==== RECORDED DATA

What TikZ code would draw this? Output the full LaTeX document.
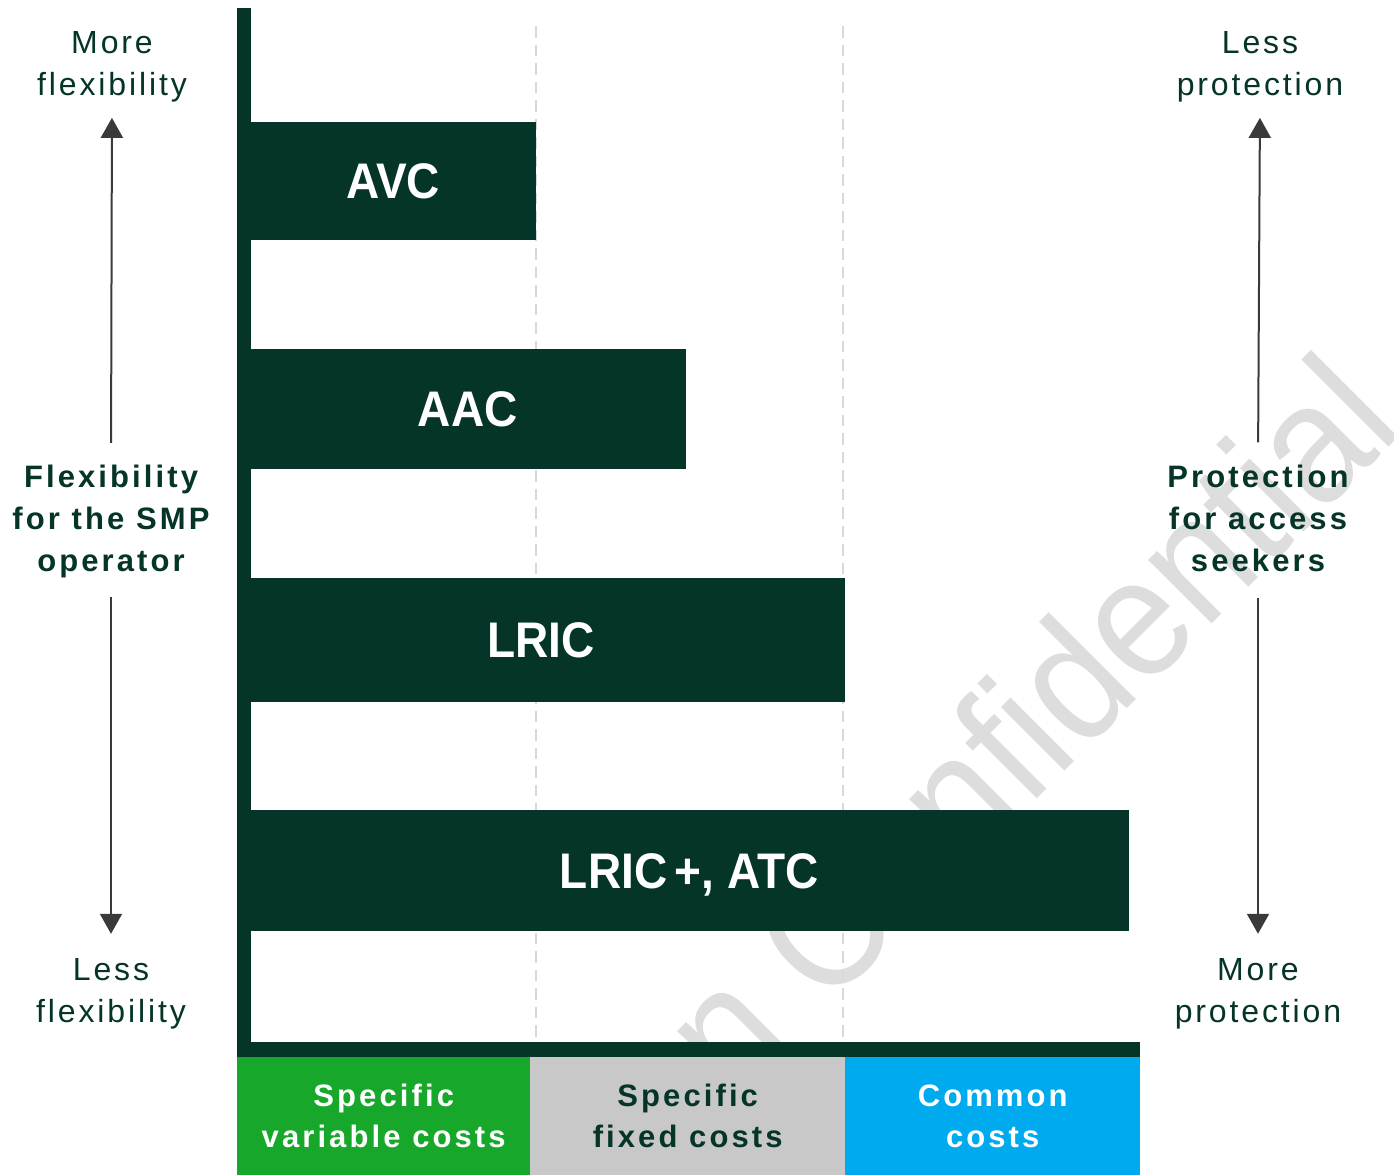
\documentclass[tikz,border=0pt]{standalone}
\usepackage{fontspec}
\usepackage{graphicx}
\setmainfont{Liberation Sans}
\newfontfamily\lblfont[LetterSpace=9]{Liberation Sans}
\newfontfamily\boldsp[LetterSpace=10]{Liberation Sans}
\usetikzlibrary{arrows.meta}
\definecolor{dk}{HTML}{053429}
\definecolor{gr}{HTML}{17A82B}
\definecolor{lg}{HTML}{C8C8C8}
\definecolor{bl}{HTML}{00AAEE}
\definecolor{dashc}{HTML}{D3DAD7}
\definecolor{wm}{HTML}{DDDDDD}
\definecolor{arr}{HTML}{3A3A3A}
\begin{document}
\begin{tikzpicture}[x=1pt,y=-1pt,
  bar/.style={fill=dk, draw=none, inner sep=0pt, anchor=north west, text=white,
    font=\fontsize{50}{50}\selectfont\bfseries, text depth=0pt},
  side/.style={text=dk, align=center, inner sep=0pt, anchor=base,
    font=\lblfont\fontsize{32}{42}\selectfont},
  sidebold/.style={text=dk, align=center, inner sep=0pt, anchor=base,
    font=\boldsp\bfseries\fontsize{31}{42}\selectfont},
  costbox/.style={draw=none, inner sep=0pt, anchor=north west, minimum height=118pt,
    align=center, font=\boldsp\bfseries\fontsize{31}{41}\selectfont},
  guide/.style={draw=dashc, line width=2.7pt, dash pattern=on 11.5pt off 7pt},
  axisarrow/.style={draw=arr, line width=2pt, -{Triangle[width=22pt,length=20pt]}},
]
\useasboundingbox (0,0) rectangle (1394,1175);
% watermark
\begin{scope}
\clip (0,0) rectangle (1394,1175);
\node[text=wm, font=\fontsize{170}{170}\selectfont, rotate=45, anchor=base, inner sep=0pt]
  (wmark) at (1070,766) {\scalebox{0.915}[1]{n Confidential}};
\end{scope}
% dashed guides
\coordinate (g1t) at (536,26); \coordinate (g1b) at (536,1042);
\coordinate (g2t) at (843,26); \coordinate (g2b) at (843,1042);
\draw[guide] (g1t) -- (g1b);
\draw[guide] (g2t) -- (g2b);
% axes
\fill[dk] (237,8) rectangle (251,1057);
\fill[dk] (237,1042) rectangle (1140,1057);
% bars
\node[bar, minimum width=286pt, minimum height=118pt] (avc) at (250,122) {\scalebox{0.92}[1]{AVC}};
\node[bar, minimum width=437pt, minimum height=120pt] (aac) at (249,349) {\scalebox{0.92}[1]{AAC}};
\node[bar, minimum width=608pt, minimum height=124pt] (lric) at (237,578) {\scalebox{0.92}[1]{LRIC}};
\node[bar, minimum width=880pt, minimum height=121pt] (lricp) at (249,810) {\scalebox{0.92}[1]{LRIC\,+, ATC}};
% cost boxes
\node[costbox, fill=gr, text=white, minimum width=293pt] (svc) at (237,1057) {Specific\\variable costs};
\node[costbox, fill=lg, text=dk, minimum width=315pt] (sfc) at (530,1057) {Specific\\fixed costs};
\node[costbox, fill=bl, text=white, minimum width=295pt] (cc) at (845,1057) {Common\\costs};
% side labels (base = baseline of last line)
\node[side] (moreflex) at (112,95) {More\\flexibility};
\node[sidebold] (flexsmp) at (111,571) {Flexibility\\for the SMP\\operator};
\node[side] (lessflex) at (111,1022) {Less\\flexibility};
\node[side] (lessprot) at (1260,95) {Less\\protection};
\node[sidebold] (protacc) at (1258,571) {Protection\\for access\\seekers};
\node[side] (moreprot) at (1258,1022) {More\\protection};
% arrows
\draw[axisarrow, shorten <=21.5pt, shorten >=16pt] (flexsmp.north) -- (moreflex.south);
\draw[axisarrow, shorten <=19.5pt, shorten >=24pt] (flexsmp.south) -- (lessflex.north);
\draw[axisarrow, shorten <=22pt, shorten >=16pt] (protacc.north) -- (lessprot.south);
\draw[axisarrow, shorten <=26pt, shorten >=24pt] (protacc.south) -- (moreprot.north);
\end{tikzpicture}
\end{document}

========

**WHAT YOU WILL DO:** Print out the material word for word, omitting the pictures.

**ANSWER FOR THE TASK:**
What TikZ code would draw this? Output the full LaTeX document.
\documentclass[tikz,border=0pt]{standalone}
\usepackage{fontspec}
\usepackage{graphicx}
\setmainfont{Liberation Sans}
\newfontfamily\lblfont[LetterSpace=9]{Liberation Sans}
\newfontfamily\boldsp[LetterSpace=10]{Liberation Sans}
\usetikzlibrary{arrows.meta}
\definecolor{dk}{HTML}{053429}
\definecolor{gr}{HTML}{17A82B}
\definecolor{lg}{HTML}{C8C8C8}
\definecolor{bl}{HTML}{00AAEE}
\definecolor{dashc}{HTML}{D3DAD7}
\definecolor{wm}{HTML}{DDDDDD}
\definecolor{arr}{HTML}{3A3A3A}
\begin{document}
\begin{tikzpicture}[x=1pt,y=-1pt,
  bar/.style={fill=dk, draw=none, inner sep=0pt, anchor=north west, text=white,
    font=\fontsize{50}{50}\selectfont\bfseries, text depth=0pt},
  side/.style={text=dk, align=center, inner sep=0pt, anchor=base,
    font=\lblfont\fontsize{32}{42}\selectfont},
  sidebold/.style={text=dk, align=center, inner sep=0pt, anchor=base,
    font=\boldsp\bfseries\fontsize{31}{42}\selectfont},
  costbox/.style={draw=none, inner sep=0pt, anchor=north west, minimum height=118pt,
    align=center, font=\boldsp\bfseries\fontsize{31}{41}\selectfont},
  guide/.style={draw=dashc, line width=2.7pt, dash pattern=on 11.5pt off 7pt},
  axisarrow/.style={draw=arr, line width=2pt, -{Triangle[width=22pt,length=20pt]}},
]
\useasboundingbox (0,0) rectangle (1394,1175);
% watermark
\begin{scope}
\clip (0,0) rectangle (1394,1175);
\node[text=wm, font=\fontsize{170}{170}\selectfont, rotate=45, anchor=base, inner sep=0pt]
  (wmark) at (1070,766) {\scalebox{0.915}[1]{n Confidential}};
\end{scope}
% dashed guides
\coordinate (g1t) at (536,26); \coordinate (g1b) at (536,1042);
\coordinate (g2t) at (843,26); \coordinate (g2b) at (843,1042);
\draw[guide] (g1t) -- (g1b);
\draw[guide] (g2t) -- (g2b);
% axes
\fill[dk] (237,8) rectangle (251,1057);
\fill[dk] (237,1042) rectangle (1140,1057);
% bars
\node[bar, minimum width=286pt, minimum height=118pt] (avc) at (250,122) {\scalebox{0.92}[1]{AVC}};
\node[bar, minimum width=437pt, minimum height=120pt] (aac) at (249,349) {\scalebox{0.92}[1]{AAC}};
\node[bar, minimum width=608pt, minimum height=124pt] (lric) at (237,578) {\scalebox{0.92}[1]{LRIC}};
\node[bar, minimum width=880pt, minimum height=121pt] (lricp) at (249,810) {\scalebox{0.92}[1]{LRIC\,+, ATC}};
% cost boxes
\node[costbox, fill=gr, text=white, minimum width=293pt] (svc) at (237,1057) {Specific\\variable costs};
\node[costbox, fill=lg, text=dk, minimum width=315pt] (sfc) at (530,1057) {Specific\\fixed costs};
\node[costbox, fill=bl, text=white, minimum width=295pt] (cc) at (845,1057) {Common\\costs};
% side labels (base = baseline of last line)
\node[side] (moreflex) at (112,95) {More\\flexibility};
\node[sidebold] (flexsmp) at (111,571) {Flexibility\\for the SMP\\operator};
\node[side] (lessflex) at (111,1022) {Less\\flexibility};
\node[side] (lessprot) at (1260,95) {Less\\protection};
\node[sidebold] (protacc) at (1258,571) {Protection\\for access\\seekers};
\node[side] (moreprot) at (1258,1022) {More\\protection};
% arrows
\draw[axisarrow, shorten <=21.5pt, shorten >=16pt] (flexsmp.north) -- (moreflex.south);
\draw[axisarrow, shorten <=19.5pt, shorten >=24pt] (flexsmp.south) -- (lessflex.north);
\draw[axisarrow, shorten <=22pt, shorten >=16pt] (protacc.north) -- (lessprot.south);
\draw[axisarrow, shorten <=26pt, shorten >=24pt] (protacc.south) -- (moreprot.north);
\end{tikzpicture}
\end{document}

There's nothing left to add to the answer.